The issue of the per curiam order came up during the Senate confirmation hearings.
In a July 1, 2009, column in Human Events headlined "So much for wise Latinas," conservative columnist Coulter wrote that "Sotomayor threw out their lawsuit in a sneaky, unsigned opinion — the judicial equivalent of 'talk to the hand.'" Coulter's criticism was unfair.
Practicing lawyers understand that "unsigned" means the ruling was "per curiam," or "for the court" — simply, that everyone on the panel agreed with the decision and decided to issue a single opinion. The panel that heard the case stands behind its decision. Coulter's attempt to distort the truth by accusing Sotomayor of hiding behind a "bad decision" is disingenuous. There was nothing sneaky or underhanded about the decision made in this case, even if you do not agree with it.

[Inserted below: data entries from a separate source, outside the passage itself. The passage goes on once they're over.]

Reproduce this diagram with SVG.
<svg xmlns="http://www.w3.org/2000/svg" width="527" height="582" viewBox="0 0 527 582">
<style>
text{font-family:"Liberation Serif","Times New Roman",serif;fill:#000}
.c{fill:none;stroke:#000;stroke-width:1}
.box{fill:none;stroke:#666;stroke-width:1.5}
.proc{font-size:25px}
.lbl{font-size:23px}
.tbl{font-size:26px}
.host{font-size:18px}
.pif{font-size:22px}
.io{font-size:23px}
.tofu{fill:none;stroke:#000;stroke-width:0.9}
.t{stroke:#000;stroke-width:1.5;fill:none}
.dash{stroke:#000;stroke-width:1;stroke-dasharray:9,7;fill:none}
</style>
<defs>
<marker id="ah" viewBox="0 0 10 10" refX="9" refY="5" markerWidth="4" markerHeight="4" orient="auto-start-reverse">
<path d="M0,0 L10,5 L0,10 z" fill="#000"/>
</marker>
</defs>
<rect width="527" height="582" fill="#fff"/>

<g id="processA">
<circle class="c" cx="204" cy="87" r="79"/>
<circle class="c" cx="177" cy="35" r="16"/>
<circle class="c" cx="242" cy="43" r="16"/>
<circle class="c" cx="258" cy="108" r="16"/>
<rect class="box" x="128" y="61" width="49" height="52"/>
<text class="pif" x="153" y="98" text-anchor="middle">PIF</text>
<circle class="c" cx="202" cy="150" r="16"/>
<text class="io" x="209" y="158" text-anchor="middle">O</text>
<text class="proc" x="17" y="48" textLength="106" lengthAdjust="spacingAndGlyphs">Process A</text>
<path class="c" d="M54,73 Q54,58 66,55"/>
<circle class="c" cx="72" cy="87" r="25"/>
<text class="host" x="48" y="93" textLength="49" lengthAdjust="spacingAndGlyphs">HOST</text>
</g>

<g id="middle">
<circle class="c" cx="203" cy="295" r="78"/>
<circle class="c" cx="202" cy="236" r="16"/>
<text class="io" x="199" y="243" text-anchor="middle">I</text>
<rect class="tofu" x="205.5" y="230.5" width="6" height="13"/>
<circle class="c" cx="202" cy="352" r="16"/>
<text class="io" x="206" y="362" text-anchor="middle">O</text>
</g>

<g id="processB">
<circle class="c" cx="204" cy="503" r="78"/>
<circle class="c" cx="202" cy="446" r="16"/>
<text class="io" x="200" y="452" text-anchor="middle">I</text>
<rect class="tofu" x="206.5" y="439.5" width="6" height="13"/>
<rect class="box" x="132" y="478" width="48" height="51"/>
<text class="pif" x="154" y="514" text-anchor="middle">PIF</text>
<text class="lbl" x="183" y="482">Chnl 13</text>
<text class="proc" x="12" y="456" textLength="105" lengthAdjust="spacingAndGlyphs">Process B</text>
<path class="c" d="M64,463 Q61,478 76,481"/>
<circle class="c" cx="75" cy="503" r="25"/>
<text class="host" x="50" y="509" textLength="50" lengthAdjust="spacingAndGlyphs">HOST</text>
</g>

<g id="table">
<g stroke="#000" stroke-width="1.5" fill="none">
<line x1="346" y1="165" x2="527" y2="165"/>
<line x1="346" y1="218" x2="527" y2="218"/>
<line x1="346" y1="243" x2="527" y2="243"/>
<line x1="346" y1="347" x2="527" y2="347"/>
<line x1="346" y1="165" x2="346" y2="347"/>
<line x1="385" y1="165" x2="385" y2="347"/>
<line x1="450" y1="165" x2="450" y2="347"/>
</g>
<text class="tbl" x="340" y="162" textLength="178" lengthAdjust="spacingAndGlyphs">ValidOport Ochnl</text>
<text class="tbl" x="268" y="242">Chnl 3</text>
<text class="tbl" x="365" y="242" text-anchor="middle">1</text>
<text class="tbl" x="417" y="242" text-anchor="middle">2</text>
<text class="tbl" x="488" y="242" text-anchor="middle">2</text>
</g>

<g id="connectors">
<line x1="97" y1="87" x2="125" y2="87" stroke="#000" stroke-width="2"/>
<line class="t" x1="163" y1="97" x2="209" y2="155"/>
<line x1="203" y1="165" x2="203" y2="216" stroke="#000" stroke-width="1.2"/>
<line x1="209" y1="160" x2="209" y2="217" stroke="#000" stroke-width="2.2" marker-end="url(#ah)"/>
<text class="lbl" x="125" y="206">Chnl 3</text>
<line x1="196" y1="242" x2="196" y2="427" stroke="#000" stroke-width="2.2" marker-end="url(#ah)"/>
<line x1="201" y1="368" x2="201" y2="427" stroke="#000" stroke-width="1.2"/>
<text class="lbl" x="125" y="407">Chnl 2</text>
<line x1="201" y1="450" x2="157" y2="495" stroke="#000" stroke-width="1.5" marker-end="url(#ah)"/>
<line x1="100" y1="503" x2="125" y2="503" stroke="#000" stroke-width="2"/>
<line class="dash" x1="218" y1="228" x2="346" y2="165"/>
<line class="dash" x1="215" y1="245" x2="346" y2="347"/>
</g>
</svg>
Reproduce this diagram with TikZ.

Moreover, federal judges cannot be removed for making unpopular decisions so what motivation would Sotomayor, or any other federal judge have to "hide behing a per curiam order?" The court's file, a public record, will reveal which judges heard the case even if they are not identified in the per curiam opinion.
Perhaps this discussion raises the question of whether judges should be required to at least sign or be identified as the author of an opinion. If a per curiam opinion represents the opinion shared by the three-judge panel that heard the case, why should they not be identified or sign off on the opinion?